Lors d'un discours devant la presse locale, Bennett a fermement et à plusieurs reprises exclu la possibilité de travailler avec l'actuel Premier ministre, affirmant que "personne ne le croit", une référence claire à la rupture de l'accord de coalition précédent, dans lequel Netanyahou n'a pas cédé le poste de Premier ministre, comme initialement prévu, à Benny Gantz, du parti Bleu et Blanc, à la fin de l'année dernière. Pendant son discours, il a également accusé à plusieurs reprises Netanyahou et son parti, le Likoud, de mentir et d'essayer d'effrayer sa base de droite. "Nous sommes confrontés à une machine bien huilée qui diffuse constamment des mensonges afin de semer la peur dans le cœur du public", a déclaré Bennet.
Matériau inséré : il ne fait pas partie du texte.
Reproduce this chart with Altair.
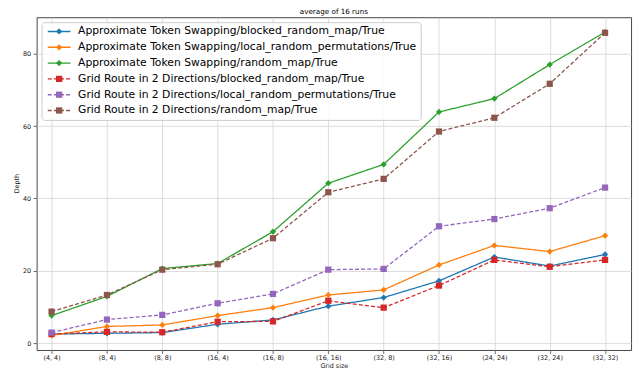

L'accord de coalition proposé par Yamina et Yesh Atid prévoit que Bennett sera Premier ministre jusqu'en septembre 2023, avant de passer le relais au leader de Yesh Atid, Yair Lapid. Lapid a conclu des accords de coalition informels avec Yisrael Beytenu, Meretz et le parti travailliste, mais la formation de ce nouveau gouvernement anti-Netanyahou est toujours en suspens. Tout dépend, en grande partie, du soutien des sept députés de Yamina à un "gouvernement de changement" et de l'obtention par le bloc d'opposition du soutien de la Liste unie ou du Raam islamiste.
Alors que les accords prennent forme, le parti de Netanyahou profite des derniers moments pour faire pression sur les membres de Yamina afin qu'ils quittent le parti et votent contre le gouvernement alternatif, selon le Times of Israel. Ces pressions auraient porté leurs fruits et c'est ainsi qu'Amichai Chikli, membre de Yamina, a promis de ne pas rejoindre une coalition avec Lapid, accusant le parti d'avoir rompu ses principales promesses à l'électorat. Dans un message sur son média social, Chikli a écrit : "J'ai cru en lui (Bennet), en son honnêteté, en son amour pour Israël et en son sionisme, et je l'ai soutenu de toutes mes forces... mais ce n'est pas la voie à suivre."
Ces dernières heures de négociations seront décisives pour parvenir à des accords entre l'amalgame de partis qui composeraient ce nouveau gouvernement, couvrant toutes sortes d'idéologies, dont le seul point commun est l'animosité contre le premier ministre et son désir de mettre fin à 12 ans d'un gouvernement dirigé sans interruption par Netanyahou, qui est également inculpé dans trois affaires de corruption. Pour l'instant le "bloc du changement" et avec les six des sept sièges de Yamina, dispose de 57 sièges sur les 61 nécessaires pour former un gouvernement. Les partis arabes s'avèrent décisifs pour la formation d'un nouveau gouvernement.
Le premier ministre par intérim, Benjamin Netanyahou, et après l'annonce de Naftali Bennet de former un gouvernement avec le centriste Yair Lapid, a accusé le leader de Yamina d'avoir menti à ses électeurs, affirmant qu'aucun d'entre eux n'aurait voté pour lui s'ils avaient su qu'il allait rejoindre Lapid, et l'a dépeint comme un opportuniste politique avide de pouvoir. S'adressant aux médias, Netanyahou a qualifié l'alliance de "gouvernement de gauche" qui représente "un danger pour la sécurité d'Israël et un danger pour l'avenir de l'État."
Israël est confronté à une nouvelle ère possible sans Netanyahou au pouvoir et, ironiquement, tout dépend des partis arabes qui n'ont pas encore officiellement confirmé leur soutien à Lapid. En cas de succès des négociations, cela marquerait la fin de 12 ans de direction de l'actuel Premier ministre, au pouvoir depuis 2009, après un précédent mandat entre 1996 et 1999, et qui n'a pas réussi à remporter de manière convaincante les quatre dernières élections depuis 2019.